As part of the war effort, the General was tasked with amassing as much bullion as he could lay his hands on which would be shipped back to Tokyo.
Since the end of World War Two, there have been many legends and tall tales involving mysterious maps and booby-trapped treasure caves.
Trainloads of Nazi gold have allegedly vanished into hidden tunnel sidings, while it is said that tonnes of bullion are cached in secret bunkers strung across the Philippine archipelago just waiting for treasure hunters to uncover them.
Now it has been claimed by a team of gold-hunters on Blaze TV show Lost Gold of WWII that the location of a particularly spectacular hoard may well have been discovered.
The island of Luzon was the last stronghold of “Tiger of Malaya” General Tomoyuki Yamashita. He earned his wartime sobriquet following his ruthless campaign that saw the British routed from Malaya and Singapore in just 70 days.
British Prime Minister Winston Churchill called it the worst disaster and the largest capitulation in Britain’s military history. Eighty-thousand British, Chinese, and Australian troops surrendered to just 30,000 invading Japanese troops.
Yamashita’s determination in the face of the advancing Allied forces at the end of the war also meant that he continued fighting his corner in Kiangan in Ifugao Province until September 2, weeks after Japan’s official surrender on August 15, 1945.
As part of the war effort, the General was tasked with amassing as much bullion as he could lay his hands on which would be shipped back to Tokyo.
He allegedly partnered with local militia and Asian Yakuza, Mafia-style criminal gangs, to steal gold from banks and other institutions such as temples and museums. It is also alleged that the gangs would take gold from private homes and the strong-rooms of businesses across the Singaporean peninsula.
The gold was to be shipped to Japan to pay for the war effort, help rebuild the economy, and defend the Empire following the eventual defeat of Allied forces in the Pacific. The haul was originally concentrated in Singapore, and several merchant ships did sail for Tokyo laden with looted bullion.
However, it is claimed that so many of these ships were sunk as American submarine dominance increased in the region that it became too perilous to dispatch the gold by sea.
Instead, much of the remaining booty was hidden in a network of caves and bunkers across the region. Legend has it that the bunkers were booby-trapped with vials of cyanide gas, which would dispatch a treasure hunter within seconds should they disturb them.
Stories have circulated over the years claiming more than 170 locations as hidden caches of stolen gold.

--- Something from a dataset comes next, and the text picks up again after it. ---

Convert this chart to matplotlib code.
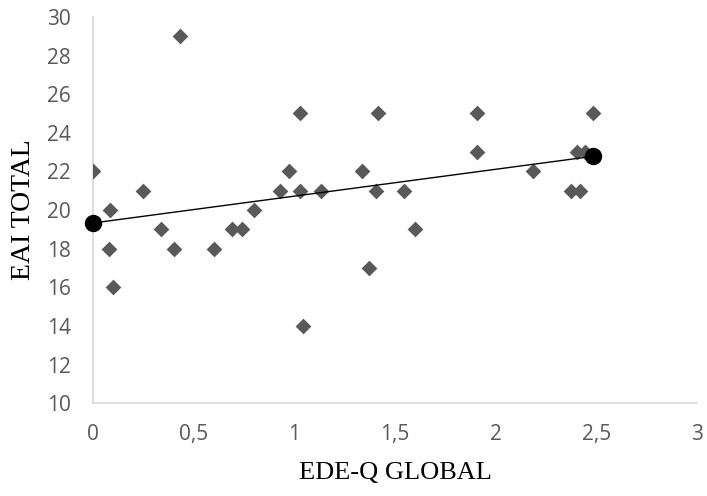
import matplotlib.pyplot as plt

# data
edeq = [0.0, 0.086, 0.08, 0.10, 0.25, 0.34, 0.40, 0.43, 0.60, 0.69, 0.74, 0.80,
        0.93, 0.975, 1.025, 1.025, 1.04, 1.134, 1.335, 1.37, 1.406, 1.414, 1.542,
        1.598, 1.908, 1.908, 2.186, 2.37, 2.40, 2.416, 2.44, 2.48]
eai = [22, 20, 18, 16, 21, 19, 18, 29, 18, 19, 19, 20,
       21, 22, 25, 21, 14, 21, 22, 17, 21, 25, 21,
       19, 25, 23, 22, 21, 23, 21, 23, 25]

# fitted line end points
fit_x = [0.0, 2.48]
fit_y = [19.33, 22.78]

xticks = [0, 0.5, 1, 1.5, 2, 2.5, 3]
xtick_labels = ['0', '0,5', '1', '1,5', '2', '2,5', '3']
yticks = [10, 12, 14, 16, 18, 20, 22, 24, 26, 28, 30]

fig = plt.figure(figsize=(7.07, 4.96), dpi=100)
ax = fig.add_axes([0.1315, 0.187, 0.855, 0.779])

ax.scatter(edeq, eai, marker='D', s=64, color='#595959', linewidths=0, zorder=3)
ax.plot(fit_x, fit_y, color='black', linewidth=1.0, zorder=4)
ax.plot(fit_x, fit_y, linestyle='none', marker='o', markersize=11.5,
        color='black', zorder=5, clip_on=False)

ax.set_xlim(0, 3)
ax.set_ylim(10, 30)
ax.set_xticks(xticks)
ax.set_xticklabels(xtick_labels)
ax.set_yticks(yticks)

for s in ['top', 'right']:
    ax.spines[s].set_visible(False)
for s in ['left', 'bottom']:
    ax.spines[s].set_color('#d9d9d9')
    ax.spines[s].set_linewidth(1.2)

ax.tick_params(length=0, labelsize=15, labelcolor='#595959')
ax.tick_params(axis='x', pad=15)
ax.tick_params(axis='y', pad=16)
for lbl in ax.get_xticklabels() + ax.get_yticklabels():
    lbl.set_family('Open Sans')

ax.set_xlabel('EDE-Q GLOBAL', fontsize=19, family='Liberation Serif', labelpad=12)
ax.set_ylabel('EAI TOTAL', fontsize=20, family='Liberation Serif', labelpad=8)

fig.savefig('out.png', dpi=100)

The team on the TV show Lost Gold of WWII claimed to have discovered a tunnel laced with glass bottles, which could contain poison gas. Using gas detectors and camera technology developed by underground drain maintenance companies, they hope to discover whether the legends are based on fact.
The team are shown using the gas detector; as it is lowered into the tunnel it begins to react, detecting levels of “bad air.”
Whether this is due to the presence of cyanide gas or is simply a reading reflecting normal levels of naturally occurring concentrations of toxic elements underground, will be revealed in the next episode which airs later in May 2019.
During his command, General Yamashita was reportedly often at odds with the Emperor on the one hand and the expectations of his subordinates on the other.
Despite orders not to loot or commit arson or any other crimes, many of the soldiers under his command went on to commit war crimes regardless.
Officers gave orders to decimate Chinese troops. Terrible acts carried out at the Alexandra Hospital and the Sook Ching purge of Singapore were events which were to condemn the General to a sentence of hanging at his trial after the war.